L’alternance politique suivie de la coalition de gouvernement signée entre le FCC et CASH créent une situation inédite qui a complètement décontenancé bon nombre d’observateurs de la République démocratique du Congo (RDC). La question posée à la ministre des Affaires étrangères lors des questions au gouvernement au Sénat sur le rappel de deux ambassadeurs a surpris par son origine. Auteure de la question, Francine Muyumba, présidente de la Commission des relations extérieures du Sénat, revient sur l’essence de son intervention afin que le débat s’élève au-delà des personnes.
La genèse vient du rappel définitif pour fin de fonctions, des ambassadeurs Gata Mavita Wa Lufuta Ignas et Mukongo Ngay Zenon, respectivement Représentant permanent auprès de l’Organisation des Nations unies à New York et Représentant permanent auprès de l’Office des Nations Unies et des institutions spécialisées à Genève le 4 décembre 2019 ; acte qui a été posé en violation de nos lois et de notre Constitution, par Madame Marie Tumba Nzeza, ministre des Affaires étrangères de la République démocratique du Congo.
Le Sénat ayant pour mission de contrôler l’action gouvernementale, il nous revenait logiquement de nous enquérir de la question, compte tenu des irrégularités qui ont émaillé ladite décision.Nous avons, à cet effet, pris la charge de porter la question écrite qui avait en amont fait l’objet d’une délibération au sein de notre commission. Ce n’est que normal que cette décision se trouve bel et bien au centre d’un jeu d’influence international qui ne doit aucunement influencer insidieusement les intérêts de la République démocratique du Congo.
Derrière le terme « manquements graves » dans le courrier de la ministre, il est reproché aux ambassadeurs d’avoir soutenu la Chine aux Nations Unies sur des questions relatives aux droits de l’Homme. La hiérarchie ayant eu à donner son aval, l’on ne peut parler d’un manquement grave.
Ce qui est d’autant plus grave, c’est que la ministre aurait agi sous l’influence d’un Etat étranger en sus du fait qu’elle ait outrepassé ses prérogatives constitutionnelles, en ce qu’elle ait rappelé définitivement les ambassadeurs pour fin de fonctions. Un pouvoir qui ne lui est pas reconnu par la constitution.
En effet, selon l’article 81 de la constitution et l’article 91, seul le président de la République détient ce pouvoir après que le problème ait été délibéré en conseil des ministres. Considérant toutes ces explications, il se constate aisément qu’il y a eu entorse sur la procédure.

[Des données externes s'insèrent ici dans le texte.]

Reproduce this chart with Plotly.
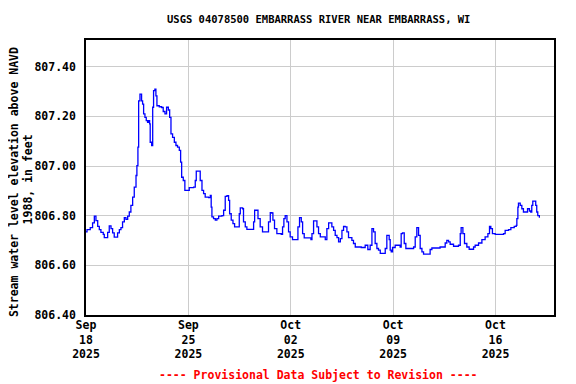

La décision de la ministre est donc viciée.
Conclure des partenariats diplomatiques dans l’intérêt de la RDC
L’autre question qui est légitime de se poser est celle de la stratégie gouvernementale en matière de diplomatie, notamment économique. Notre pays a des besoins de développement colossaux, c’est un fait inéluctable. Il doit cependant se faire dans des conditions qui sont favorables à notre pays et ainsi qu’à la population congolaise. Toutefois, le partenariat devra tenir compte de notre souveraineté et de notre respectabilité en tant qu’Etat.
La RDC a toujours été une diplomatie d’ouverture, elle a vocation à être une puissance d’équilibre, dans un contexte mondial où la guerre commerciale entre les États-Unis et la Chine fait rage, le conflit entre le Qatar et ses voisins du Golfe a atteint son paroxysme, où le réveil de la Russie et celui de la Turquie suscitent des questionnements, où le spectre d’un nouveau siècle des nationalismes menace l’unité de l’Europe telle que pensée dans le Traité de Maastricht.
En RDC, nous sortons d’une décennie où la nation à genoux a pu se remettre debout, comme l’atteste l’organisation et le financement propre de notre dernier cycle électoral contre toute attente. Au moment où notre pays consolide ses instituons, son cheminement démocratique, sa souveraineté, il est inconcevable que ceux qui sont sensés veiller à la respectabilité et à la souveraineté de l’Etat agissent sous influence étrangère, que le président Georges Washington a qualifiée de « funeste ennemie ».
Notre diplomatie a pour but principal de veiller aux intérêts de notre pays au niveau mondial. Chaque fois que les principes régissant notre démocratie et notre Etat sur le plan diplomatique seront mis à mal, chaque fois que les intérêts de notre Etat seront négligés, en tant qu’élue, je m’évertuerais à agir en fonction des prérogatives qui me sont dévolues, et ce dans l’intérêt de notre pays, de sa population.